What the task requires: Write the material out again exactly.

Available data:
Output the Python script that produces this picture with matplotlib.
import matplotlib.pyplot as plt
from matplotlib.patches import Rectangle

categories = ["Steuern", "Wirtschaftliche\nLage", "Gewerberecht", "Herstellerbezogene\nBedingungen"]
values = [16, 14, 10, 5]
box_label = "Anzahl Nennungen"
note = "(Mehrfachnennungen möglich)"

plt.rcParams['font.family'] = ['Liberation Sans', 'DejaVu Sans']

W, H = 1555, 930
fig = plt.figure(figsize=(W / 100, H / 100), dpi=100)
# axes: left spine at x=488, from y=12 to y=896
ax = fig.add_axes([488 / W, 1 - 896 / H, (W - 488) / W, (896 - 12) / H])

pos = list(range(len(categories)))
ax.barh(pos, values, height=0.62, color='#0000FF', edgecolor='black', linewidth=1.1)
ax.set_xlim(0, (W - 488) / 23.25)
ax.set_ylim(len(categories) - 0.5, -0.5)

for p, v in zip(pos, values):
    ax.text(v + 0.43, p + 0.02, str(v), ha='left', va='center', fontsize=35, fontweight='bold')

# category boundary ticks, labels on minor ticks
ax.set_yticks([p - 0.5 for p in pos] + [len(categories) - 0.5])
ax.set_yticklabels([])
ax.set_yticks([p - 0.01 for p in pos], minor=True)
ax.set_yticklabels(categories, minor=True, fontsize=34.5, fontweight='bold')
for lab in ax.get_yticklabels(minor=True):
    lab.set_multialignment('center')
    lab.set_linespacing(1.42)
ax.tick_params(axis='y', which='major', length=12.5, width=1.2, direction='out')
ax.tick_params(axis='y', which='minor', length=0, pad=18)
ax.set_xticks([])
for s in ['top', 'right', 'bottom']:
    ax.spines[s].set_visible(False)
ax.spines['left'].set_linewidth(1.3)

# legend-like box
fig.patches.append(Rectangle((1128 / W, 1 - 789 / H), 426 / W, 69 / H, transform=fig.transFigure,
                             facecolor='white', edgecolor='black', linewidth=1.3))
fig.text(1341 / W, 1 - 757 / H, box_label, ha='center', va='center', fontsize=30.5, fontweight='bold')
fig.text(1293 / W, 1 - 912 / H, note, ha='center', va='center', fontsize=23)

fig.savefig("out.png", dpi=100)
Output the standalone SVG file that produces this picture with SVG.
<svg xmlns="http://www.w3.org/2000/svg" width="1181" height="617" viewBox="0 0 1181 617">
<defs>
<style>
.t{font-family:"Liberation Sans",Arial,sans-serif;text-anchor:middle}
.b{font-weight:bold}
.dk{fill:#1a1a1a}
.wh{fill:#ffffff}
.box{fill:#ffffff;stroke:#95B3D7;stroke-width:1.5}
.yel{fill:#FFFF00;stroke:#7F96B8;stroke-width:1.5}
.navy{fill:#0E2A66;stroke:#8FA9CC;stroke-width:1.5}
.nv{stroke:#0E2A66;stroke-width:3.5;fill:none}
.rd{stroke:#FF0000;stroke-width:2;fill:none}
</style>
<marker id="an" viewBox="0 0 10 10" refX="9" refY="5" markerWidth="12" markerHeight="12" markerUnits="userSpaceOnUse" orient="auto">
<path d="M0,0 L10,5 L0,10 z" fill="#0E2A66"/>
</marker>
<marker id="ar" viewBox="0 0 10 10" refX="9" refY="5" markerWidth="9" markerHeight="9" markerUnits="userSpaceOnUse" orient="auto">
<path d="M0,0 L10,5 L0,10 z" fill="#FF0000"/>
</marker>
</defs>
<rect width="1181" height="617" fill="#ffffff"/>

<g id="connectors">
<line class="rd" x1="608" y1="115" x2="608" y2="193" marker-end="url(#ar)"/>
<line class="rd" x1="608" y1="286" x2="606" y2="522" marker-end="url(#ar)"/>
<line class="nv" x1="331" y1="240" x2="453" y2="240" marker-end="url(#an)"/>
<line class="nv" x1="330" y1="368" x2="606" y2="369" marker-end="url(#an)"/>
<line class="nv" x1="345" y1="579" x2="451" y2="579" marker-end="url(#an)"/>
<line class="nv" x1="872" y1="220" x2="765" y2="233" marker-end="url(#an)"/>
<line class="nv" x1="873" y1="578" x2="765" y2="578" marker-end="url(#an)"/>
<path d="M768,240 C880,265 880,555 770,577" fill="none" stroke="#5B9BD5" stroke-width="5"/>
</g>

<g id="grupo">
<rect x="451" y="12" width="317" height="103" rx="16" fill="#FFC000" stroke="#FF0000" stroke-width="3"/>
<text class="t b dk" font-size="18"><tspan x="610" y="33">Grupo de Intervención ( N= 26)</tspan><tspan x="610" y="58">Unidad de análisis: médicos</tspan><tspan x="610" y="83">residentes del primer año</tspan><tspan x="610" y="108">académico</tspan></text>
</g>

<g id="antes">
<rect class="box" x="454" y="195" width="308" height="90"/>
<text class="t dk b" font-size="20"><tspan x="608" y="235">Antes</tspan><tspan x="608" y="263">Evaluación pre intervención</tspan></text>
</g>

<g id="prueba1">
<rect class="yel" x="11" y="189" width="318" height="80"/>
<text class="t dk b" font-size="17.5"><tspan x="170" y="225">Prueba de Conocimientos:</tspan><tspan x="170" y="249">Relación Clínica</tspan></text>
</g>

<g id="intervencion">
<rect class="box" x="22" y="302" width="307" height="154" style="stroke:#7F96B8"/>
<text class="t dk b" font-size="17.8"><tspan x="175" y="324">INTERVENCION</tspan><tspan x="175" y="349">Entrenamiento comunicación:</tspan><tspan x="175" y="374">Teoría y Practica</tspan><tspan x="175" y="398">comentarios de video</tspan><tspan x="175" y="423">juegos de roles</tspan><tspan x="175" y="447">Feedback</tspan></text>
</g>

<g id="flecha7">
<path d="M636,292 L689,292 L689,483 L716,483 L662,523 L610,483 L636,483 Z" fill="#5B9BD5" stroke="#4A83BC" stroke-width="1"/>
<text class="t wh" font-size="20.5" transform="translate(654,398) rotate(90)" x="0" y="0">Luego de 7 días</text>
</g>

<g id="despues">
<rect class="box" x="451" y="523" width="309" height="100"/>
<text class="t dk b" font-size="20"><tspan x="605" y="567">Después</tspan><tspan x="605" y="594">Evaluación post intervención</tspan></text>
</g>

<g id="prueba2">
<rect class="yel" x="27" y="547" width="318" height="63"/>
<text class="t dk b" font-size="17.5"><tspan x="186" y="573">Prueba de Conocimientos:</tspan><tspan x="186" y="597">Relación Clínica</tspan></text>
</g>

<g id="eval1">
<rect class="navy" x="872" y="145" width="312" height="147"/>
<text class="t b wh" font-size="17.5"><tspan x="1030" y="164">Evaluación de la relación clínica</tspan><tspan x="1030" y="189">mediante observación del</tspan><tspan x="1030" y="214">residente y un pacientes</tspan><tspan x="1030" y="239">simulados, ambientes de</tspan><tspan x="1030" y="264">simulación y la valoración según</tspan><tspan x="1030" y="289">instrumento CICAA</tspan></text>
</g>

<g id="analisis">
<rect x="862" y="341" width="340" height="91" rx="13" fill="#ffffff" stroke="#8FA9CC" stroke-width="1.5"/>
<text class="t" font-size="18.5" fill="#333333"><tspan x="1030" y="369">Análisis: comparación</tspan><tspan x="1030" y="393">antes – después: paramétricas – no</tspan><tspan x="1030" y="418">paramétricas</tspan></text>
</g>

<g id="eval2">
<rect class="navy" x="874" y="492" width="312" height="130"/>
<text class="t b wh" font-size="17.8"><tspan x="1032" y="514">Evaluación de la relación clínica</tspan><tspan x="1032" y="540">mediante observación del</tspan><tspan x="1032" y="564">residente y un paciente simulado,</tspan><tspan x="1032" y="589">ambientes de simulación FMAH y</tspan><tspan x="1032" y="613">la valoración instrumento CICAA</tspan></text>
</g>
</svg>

Expected output:
Output the Python script that produces this picture with matplotlib.
import matplotlib.pyplot as plt
from matplotlib.patches import Rectangle

categories = ["Steuern", "Wirtschaftliche\nLage", "Gewerberecht", "Herstellerbezogene\nBedingungen"]
values = [16, 14, 10, 5]
box_label = "Anzahl Nennungen"
note = "(Mehrfachnennungen möglich)"

plt.rcParams['font.family'] = ['Liberation Sans', 'DejaVu Sans']

W, H = 1555, 930
fig = plt.figure(figsize=(W / 100, H / 100), dpi=100)
# axes: left spine at x=488, from y=12 to y=896
ax = fig.add_axes([488 / W, 1 - 896 / H, (W - 488) / W, (896 - 12) / H])

pos = list(range(len(categories)))
ax.barh(pos, values, height=0.62, color='#0000FF', edgecolor='black', linewidth=1.1)
ax.set_xlim(0, (W - 488) / 23.25)
ax.set_ylim(len(categories) - 0.5, -0.5)

for p, v in zip(pos, values):
    ax.text(v + 0.43, p + 0.02, str(v), ha='left', va='center', fontsize=35, fontweight='bold')

# category boundary ticks, labels on minor ticks
ax.set_yticks([p - 0.5 for p in pos] + [len(categories) - 0.5])
ax.set_yticklabels([])
ax.set_yticks([p - 0.01 for p in pos], minor=True)
ax.set_yticklabels(categories, minor=True, fontsize=34.5, fontweight='bold')
for lab in ax.get_yticklabels(minor=True):
    lab.set_multialignment('center')
    lab.set_linespacing(1.42)
ax.tick_params(axis='y', which='major', length=12.5, width=1.2, direction='out')
ax.tick_params(axis='y', which='minor', length=0, pad=18)
ax.set_xticks([])
for s in ['top', 'right', 'bottom']:
    ax.spines[s].set_visible(False)
ax.spines['left'].set_linewidth(1.3)

# legend-like box
fig.patches.append(Rectangle((1128 / W, 1 - 789 / H), 426 / W, 69 / H, transform=fig.transFigure,
                             facecolor='white', edgecolor='black', linewidth=1.3))
fig.text(1341 / W, 1 - 757 / H, box_label, ha='center', va='center', fontsize=30.5, fontweight='bold')
fig.text(1293 / W, 1 - 912 / H, note, ha='center', va='center', fontsize=23)

fig.savefig("out.png", dpi=100)
Output the standalone SVG file that produces this picture with SVG.
<svg xmlns="http://www.w3.org/2000/svg" width="1181" height="617" viewBox="0 0 1181 617">
<defs>
<style>
.t{font-family:"Liberation Sans",Arial,sans-serif;text-anchor:middle}
.b{font-weight:bold}
.dk{fill:#1a1a1a}
.wh{fill:#ffffff}
.box{fill:#ffffff;stroke:#95B3D7;stroke-width:1.5}
.yel{fill:#FFFF00;stroke:#7F96B8;stroke-width:1.5}
.navy{fill:#0E2A66;stroke:#8FA9CC;stroke-width:1.5}
.nv{stroke:#0E2A66;stroke-width:3.5;fill:none}
.rd{stroke:#FF0000;stroke-width:2;fill:none}
</style>
<marker id="an" viewBox="0 0 10 10" refX="9" refY="5" markerWidth="12" markerHeight="12" markerUnits="userSpaceOnUse" orient="auto">
<path d="M0,0 L10,5 L0,10 z" fill="#0E2A66"/>
</marker>
<marker id="ar" viewBox="0 0 10 10" refX="9" refY="5" markerWidth="9" markerHeight="9" markerUnits="userSpaceOnUse" orient="auto">
<path d="M0,0 L10,5 L0,10 z" fill="#FF0000"/>
</marker>
</defs>
<rect width="1181" height="617" fill="#ffffff"/>

<g id="connectors">
<line class="rd" x1="608" y1="115" x2="608" y2="193" marker-end="url(#ar)"/>
<line class="rd" x1="608" y1="286" x2="606" y2="522" marker-end="url(#ar)"/>
<line class="nv" x1="331" y1="240" x2="453" y2="240" marker-end="url(#an)"/>
<line class="nv" x1="330" y1="368" x2="606" y2="369" marker-end="url(#an)"/>
<line class="nv" x1="345" y1="579" x2="451" y2="579" marker-end="url(#an)"/>
<line class="nv" x1="872" y1="220" x2="765" y2="233" marker-end="url(#an)"/>
<line class="nv" x1="873" y1="578" x2="765" y2="578" marker-end="url(#an)"/>
<path d="M768,240 C880,265 880,555 770,577" fill="none" stroke="#5B9BD5" stroke-width="5"/>
</g>

<g id="grupo">
<rect x="451" y="12" width="317" height="103" rx="16" fill="#FFC000" stroke="#FF0000" stroke-width="3"/>
<text class="t b dk" font-size="18"><tspan x="610" y="33">Grupo de Intervención ( N= 26)</tspan><tspan x="610" y="58">Unidad de análisis: médicos</tspan><tspan x="610" y="83">residentes del primer año</tspan><tspan x="610" y="108">académico</tspan></text>
</g>

<g id="antes">
<rect class="box" x="454" y="195" width="308" height="90"/>
<text class="t dk b" font-size="20"><tspan x="608" y="235">Antes</tspan><tspan x="608" y="263">Evaluación pre intervención</tspan></text>
</g>

<g id="prueba1">
<rect class="yel" x="11" y="189" width="318" height="80"/>
<text class="t dk b" font-size="17.5"><tspan x="170" y="225">Prueba de Conocimientos:</tspan><tspan x="170" y="249">Relación Clínica</tspan></text>
</g>

<g id="intervencion">
<rect class="box" x="22" y="302" width="307" height="154" style="stroke:#7F96B8"/>
<text class="t dk b" font-size="17.8"><tspan x="175" y="324">INTERVENCION</tspan><tspan x="175" y="349">Entrenamiento comunicación:</tspan><tspan x="175" y="374">Teoría y Practica</tspan><tspan x="175" y="398">comentarios de video</tspan><tspan x="175" y="423">juegos de roles</tspan><tspan x="175" y="447">Feedback</tspan></text>
</g>

<g id="flecha7">
<path d="M636,292 L689,292 L689,483 L716,483 L662,523 L610,483 L636,483 Z" fill="#5B9BD5" stroke="#4A83BC" stroke-width="1"/>
<text class="t wh" font-size="20.5" transform="translate(654,398) rotate(90)" x="0" y="0">Luego de 7 días</text>
</g>

<g id="despues">
<rect class="box" x="451" y="523" width="309" height="100"/>
<text class="t dk b" font-size="20"><tspan x="605" y="567">Después</tspan><tspan x="605" y="594">Evaluación post intervención</tspan></text>
</g>

<g id="prueba2">
<rect class="yel" x="27" y="547" width="318" height="63"/>
<text class="t dk b" font-size="17.5"><tspan x="186" y="573">Prueba de Conocimientos:</tspan><tspan x="186" y="597">Relación Clínica</tspan></text>
</g>

<g id="eval1">
<rect class="navy" x="872" y="145" width="312" height="147"/>
<text class="t b wh" font-size="17.5"><tspan x="1030" y="164">Evaluación de la relación clínica</tspan><tspan x="1030" y="189">mediante observación del</tspan><tspan x="1030" y="214">residente y un pacientes</tspan><tspan x="1030" y="239">simulados, ambientes de</tspan><tspan x="1030" y="264">simulación y la valoración según</tspan><tspan x="1030" y="289">instrumento CICAA</tspan></text>
</g>

<g id="analisis">
<rect x="862" y="341" width="340" height="91" rx="13" fill="#ffffff" stroke="#8FA9CC" stroke-width="1.5"/>
<text class="t" font-size="18.5" fill="#333333"><tspan x="1030" y="369">Análisis: comparación</tspan><tspan x="1030" y="393">antes – después: paramétricas – no</tspan><tspan x="1030" y="418">paramétricas</tspan></text>
</g>

<g id="eval2">
<rect class="navy" x="874" y="492" width="312" height="130"/>
<text class="t b wh" font-size="17.8"><tspan x="1032" y="514">Evaluación de la relación clínica</tspan><tspan x="1032" y="540">mediante observación del</tspan><tspan x="1032" y="564">residente y un paciente simulado,</tspan><tspan x="1032" y="589">ambientes de simulación FMAH y</tspan><tspan x="1032" y="613">la valoración instrumento CICAA</tspan></text>
</g>
</svg>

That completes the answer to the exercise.